Some compliance experts wonder if the litigation is “about” the new rules at all. Igor Rozenblit is a former SEC examiner who is now a partner with compliance consulting firm Iron Road Partners. He says it’s curious that the LSTA signed on as a plaintiff, because the new rules left the leveraged loan industry alone.

“At least a part of the motivation behind the litigation appears to be to challenge the SEC’s authority under Sec. 211(h) of the Investment Advisers Act, which was added by Dodd Frank,” he says. “The fear may be that in the future, the SEC could leverage Sec. 211(h) to prohibit or restrict certain practices where today those practices are deemed acceptable if there is proper disclosure.”

In an email statement, LSTA’s head of advocacy Elliot Ganz said many of his group’s member’s were “gratified” to have been left out of the new rules, but “managers of billions of dollars of loan funds are still covered by the rule.”

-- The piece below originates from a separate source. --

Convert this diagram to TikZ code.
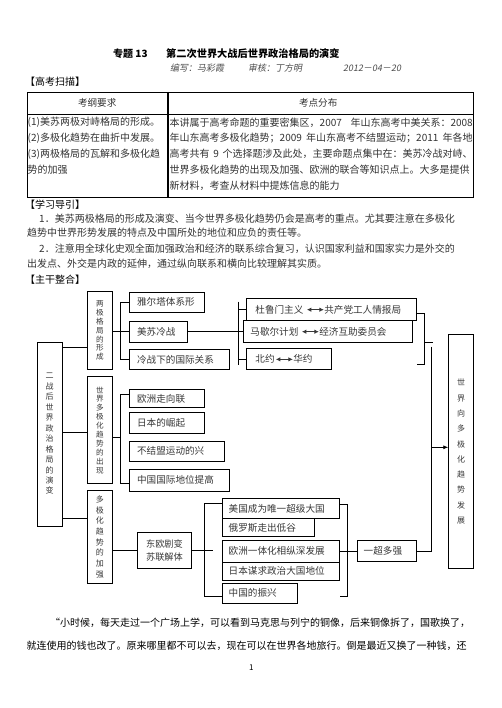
\documentclass[tikz,border=0pt]{standalone}
\usepackage{fontspec}
\setmainfont{Noto Sans CJK SC}
\newfontfamily\slfont[FakeSlant=0.18]{Noto Sans CJK SC}
\usetikzlibrary{arrows.meta}
\XeTeXlinebreaklocale "zh"
\XeTeXlinebreakskip=0pt plus 1fil
\newcommand{\jw}[2]{\hbox to #1pt{#2}}
\newcommand{\bc}[3]{\hbox to #1pt{\hskip#2pt\relax#3\hss}}
\newcommand{\dar}[1]{\tikz[baseline=-3.5pt]\draw[line width=0.9pt,{Latex[length=4.5pt,width=4.5pt]}-{Latex[length=4.5pt,width=4.5pt]}] (0pt,0pt) -- (#1pt,0pt);}
\begin{document}
\begin{tikzpicture}[x=1pt,y=-1pt,
  txt/.style={inner sep=0pt, anchor=west, text=black!80, font=\fontsize{10}{12}\selectfont},
  bx/.style={draw=black, line width=0.8pt, inner sep=0pt, anchor=north west, text=black!78, font=\fontsize{9.6}{12}\selectfont},
  vbx/.style={draw=black, line width=0.8pt, inner sep=0pt, anchor=north west, text=black!78, align=center},
  ln/.style={line width=0.8pt, draw=black}]
\useasboundingbox (0,0) rectangle (502,708);
\fill[white] (0,0) rectangle (502,708);

% ---- heading ----
\node[txt, text=black, font=\fontsize{10}{12}\selectfont\bfseries] (t1) at (113,54) {\hbox{专题 13}};
\node[txt, text=black, font=\fontsize{10.2}{12}\selectfont\bfseries] (t2) at (166,54) {\jw{175}{第二次世界大战后世界政治格局的演变}};
\node[txt, text=black!70, font=\fontsize{9}{12}\slfont] (s1) at (170,68) {\jw{55}{编写：马彩霞}};
\node[txt, text=black!70, font=\fontsize{9}{12}\slfont] (s2) at (248,68) {\jw{60}{审核：丁方明}};
\node[txt, text=black!70, font=\fontsize{9}{12}\slfont] (s3) at (343,68) {\hbox{2012－04－20}};
\node[txt, text=black] (g1) at (25,82) {\jw{62}{【高考扫描】}};

% ---- table ----
\draw[line width=0.8pt] (27,92) rectangle (473,197);
\draw[line width=0.8pt] (27,114) -- (473,114);
\draw[line width=1.4pt] (168,92) -- (168,197);
\node[txt, anchor=center, font=\fontsize{9.6}{12}\selectfont] (h1) at (97.5,102.5) {\jw{39}{考纲要求}};
\node[txt, anchor=center, font=\fontsize{9.6}{12}\selectfont] (h2) at (319.5,102.5) {\jw{41}{考点分布}};
\node[txt] (l1) at (27.5,122.7) {\jw{138}{(1)美苏两极对峙格局的形成。}};
\node[txt] (l2) at (27.5,138.5) {\jw{138}{(2)多极化趋势在曲折中发展。}};
\node[txt] (l3) at (27.5,154.2) {\jw{139}{(3)两极格局的瓦解和多极化趋}};
\node[txt] (l4) at (27.5,170) {\hbox{势的加强}};
\node[txt] (q1) at (169.5,122.7) {\jw{303}{本讲属于高考命题的重要密集区，2007 年山东高考中美关系：2008}};
\node[txt] (q2) at (169.5,138.5) {\jw{303}{年山东高考多极化趋势；2009 年山东高考不结盟运动；2011 年各地}};
\node[txt] (q3) at (169.5,154.2) {\jw{303}{高考共有 9 个选择题涉及此处，主要命题点集中在：美苏冷战对峙、}};
\node[txt] (q4) at (169.5,170) {\jw{303}{世界多极化趋势的出现及加强、欧洲的联合等知识点上。大多是提供}};
\node[txt] (q5) at (169.5,185.7) {\hbox{新材料，考查从材料中提炼信息的能力}};

% ---- guide ----
\node[txt, text=black] (g2) at (25,205) {\jw{62}{【学习导引】}};
\node[txt] (p1) at (39,219) {\hbox{1．美苏两极格局的形成及演变、当今世界多极化趋势仍会是高考的重点。尤其要注意在多极化}};
\node[txt] (p2) at (27,233) {\hbox{趋势中世界形势发展的特点及中国所处的地位和应负的责任等。}};
\node[txt] (p3) at (39,249) {\hbox{2．注意用全球化史观全面加强政治和经济的联系综合复习，认识国家利益和国家实力是外交的}};
\node[txt] (p4) at (27,264) {\hbox{出发点、外交是内政的延伸，通过纵向联系和横向比较理解其实质。}};
\node[txt, text=black] (g3) at (25,280) {\jw{62}{【主干整合】}};

% ---- diagram: vertical boxes ----
\node[vbx, minimum width=25.2, minimum height=183.8, font=\fontsize{8}{10.45}\selectfont] (V0) at (36.5,341.7) {二\\战\\后\\世\\界\\政\\治\\格\\局\\的\\演\\变};
\node[vbx, minimum width=25.6, minimum height=78.3, font=\fontsize{7.6}{8.9}\selectfont] (V1) at (86.7,291) {两\\极\\格\\局\\的\\形\\成};
\node[vbx, minimum width=25.6, minimum height=107, font=\fontsize{7.6}{8.9}\selectfont] (V2) at (86.7,376.3) {世\\界\\多\\极\\化\\趋\\势\\的\\出\\现};
\node[vbx, minimum width=25.6, minimum height=92.7, font=\fontsize{8}{10.7}\selectfont] (V3) at (86.7,490) {多\\极\\化\\趋\\势\\的\\加\\强};
\node[vbx, minimum width=25, minimum height=234, font=\fontsize{8}{15.3}\selectfont] (VR) at (448.3,334.3) {世\\界\\向\\多\\极\\化\\趋\\势\\发\\展};

% ---- diagram: boxes ----
\node[bx, minimum height=20] (A1) at (129.3,291.7) {\bc{74.7}{7.4}{\jw{60}{雅尔塔体系形}}};
\node[bx, minimum height=21] (A2) at (129.3,320.7) {\bc{58}{7.4}{\jw{40}{美苏冷战}}};
\node[bx, minimum height=20.3] (A3) at (129.3,349) {\bc{100}{7.4}{\jw{81.7}{冷战下的国际关系}}};
\node[bx, minimum height=21.7] (B1) at (246,298.3) {\bc{169.7}{9}{\jw{51}{杜鲁门主义}\dar{17}\jw{81}{共产党工人情报局}}};
\node[bx, minimum height=22.3] (B2) at (242.7,320) {\bc{169}{7.3}{\jw{51}{马歇尔计划}\dar{17}\jw{71.7}{经济互助委员会}}};
\node[bx, minimum height=21] (B3) at (246,348.3) {\bc{84.7}{9}{\jw{20}{北约}\dar{17}\jw{20}{华约}}};
\node[bx, minimum height=18] (C1) at (129.3,389) {\bc{74.7}{7.4}{\jw{60}{欧洲走向联}}};
\node[bx, minimum height=21] (C2) at (129.3,412.3) {\bc{74.7}{7.4}{\jw{50}{日本的崛起}}};
\node[bx, minimum height=20.3] (C3) at (129.3,440.7) {\bc{94.7}{7.4}{\jw{79.3}{不结盟运动的兴}}};
\node[bx, minimum height=21.7] (C4) at (129.3,469) {\bc{100}{7.4}{\jw{81.7}{中国国际地位提高}}};
\node[bx, minimum width=53.4, minimum height=35.4, align=center, font=\fontsize{9.2}{13.3}\selectfont] (D) at (137.3,532.3) {\jw{36.7}{东欧剧变}\\\jw{36.7}{苏联解体}};
\node[bx, minimum height=20.3] (E1) at (221.7,498) {\bc{117.6}{6.6}{\jw{101.7}{美国成为唯一超级大国}}};
\node[bx, minimum height=17.7] (E2) at (221.7,518.3) {\bc{92.1}{6.6}{\jw{71.7}{俄罗斯走出低谷}}};
\node[bx, minimum height=21.7] (E3) at (221.7,540) {\bc{117.6}{6.6}{\jw{101.7}{欧洲一体化相纵深发展}}};
\node[bx, minimum height=18.3] (E4) at (221.7,561.7) {\bc{117.6}{6.6}{\jw{101.7}{日本谋求政治大国地位}}};
\node[bx, minimum height=20] (E5) at (221.7,582.7) {\bc{75}{6.6}{\jw{50}{中国的振兴}}};
\node[bx, minimum height=21] (F) at (356.7,540) {\bc{59}{6.6}{\jw{41.7}{一超多强}}};

% ---- helper coordinates ----
\coordinate (k1) at (120,0);
\coordinate (k2) at (238.3,0);
\coordinate (k3) at (424,0);
\coordinate (k4) at (431.7,0);
\coordinate (k5) at (204.3,0);
\coordinate (k6) at (347.7,0);
\coordinate (k7) at (213.3,0);
\coordinate (k8) at (433,0);
\coordinate (r1) at (0,347.5);
\coordinate (r2) at (0,432.3);
\coordinate (r3) at (0,518.3);
\coordinate (r4) at (0,301.7);
\coordinate (r5) at (0,365);
\coordinate (r6) at (0,313.3);
\coordinate (r7) at (0,364);
\coordinate (r8) at (0,342.3);
\coordinate (r9) at (0,346.7);
\coordinate (r10) at (0,447.3);
\coordinate (r11) at (0,437.3);
\coordinate (r12) at (0,394.3);
\coordinate (r13) at (0,483.3);
\coordinate (r14) at (0,503.3);
\coordinate (r15) at (0,596.7);
\coordinate (r16) at (0,504.3);
\coordinate (r17) at (0,596);

% ---- connectors ----
\draw[ln] (V0.east |- r1) -- (V1.west |- r1);
\draw[ln] (V0.east |- r2) -- (V2.west |- r2);
\draw[ln] (V0.east |- r3) -- (V3.west |- r3);
\draw[ln] (V1.east |- A2.west) -- (A2.west);
\draw[ln] (A1.west) -- (A1.west -| k1) -- (A3.west -| k1) -- (A3.west);
\draw[ln] (A2.east) -- (B2.west |- A2.east);
\draw[ln] (k2 |- r4) -- (k2 |- r5);
\draw[ln] (B1.west -| k2) -- (B1.west);
\draw[ln] (B3.west -| k2) -- (B3.west);
\draw[ln] (B1.east |- r6) -- (k3 |- r6) -- (k3 |- r7) -- (B1.east |- r7);
\draw[ln] (k3 |- r8) -- (k8 |- r8);
\draw[ln] (k4 |- r9) -- (k4 |- F.east) -- (F.east);
\draw[ln, -{Latex[length=5pt,width=4pt]}] (k4 |- r10) -- (VR.west |- r10);
\draw[ln] (V2.east |- r11) -- (k1 |- r11);
\draw[ln] (C1.west |- r12) -- (k1 |- r12) -- (k1 |- r13) -- (C4.west |- r13);
\draw[ln] (V3.east |- D.west) -- (D.west);
\draw[ln] (D.east) -- (k7 |- D.east);
\draw[ln] (E1.west |- r14) -- (k5 |- r14) -- (k5 |- r15) -- (E5.west |- r15);
\draw[ln] (E1.east |- r16) -- (k6 |- r16) -- (k6 |- r17) -- (E1.east |- r17);
\draw[ln] (E3.east) -- (F.west |- E3.east);

% ---- bottom text ----
\node[txt, text=black] (b1) at (50,622.3) {\jw{423.5}{“小时候，每天走过一个广场上学，可以看到马克思与列宁的铜像，后来铜像拆了，国歌换了，}};
\node[txt, text=black] (b2) at (26.5,646) {\jw{447}{就连使用的钱也改了。原来哪里都不可以去，现在可以在世界各地旅行。倒是最近又换了一种钱，还}};
\node[txt, text=black, font=\fontsize{8}{10}\selectfont] (pg) at (249,667.7) {1};
\end{tikzpicture}
\end{document}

“Moreover,” Ganz added, “Moreover, the SEC’s expansive and misguided assertion of statutory authority under Section 211… is very concerning, not only in connection with this rule but also as applied to other rules such as the outsourcing rule and the predictive data analytics rule.”

Not everyone in industry supports the litigation.

“The audit requirements are going to raise the costs, especially for small GPs,” says Chris Hjelm, senior vice-president for investments at Covington, Kentucky-based Connetic Ventures, an exempt adviser currently registering with the commission. “But the use of an audit is to make sure that no one is messing with valuations or overstating earnings. To me, this is table stakes for managing money at scale. I think it’s time for this industry to mature.”

Hjelm worked in retail funds in his younger days. He says shrinking public markets are putting pressure on institutional investors and high-net-worth investors. Beyond the (relatively) orderly markets in Silicon Valley, Boston and New York, there are legions of small businesses looking for capital, and state money is pouring in. “It’s almost like a gold rush,” he says.

The problem is, there isn’t any uniformity in valuations. “It’s like the Wild West out there,” he says. The new private funds rules, he says, are “a good first step” at taming the frontiers.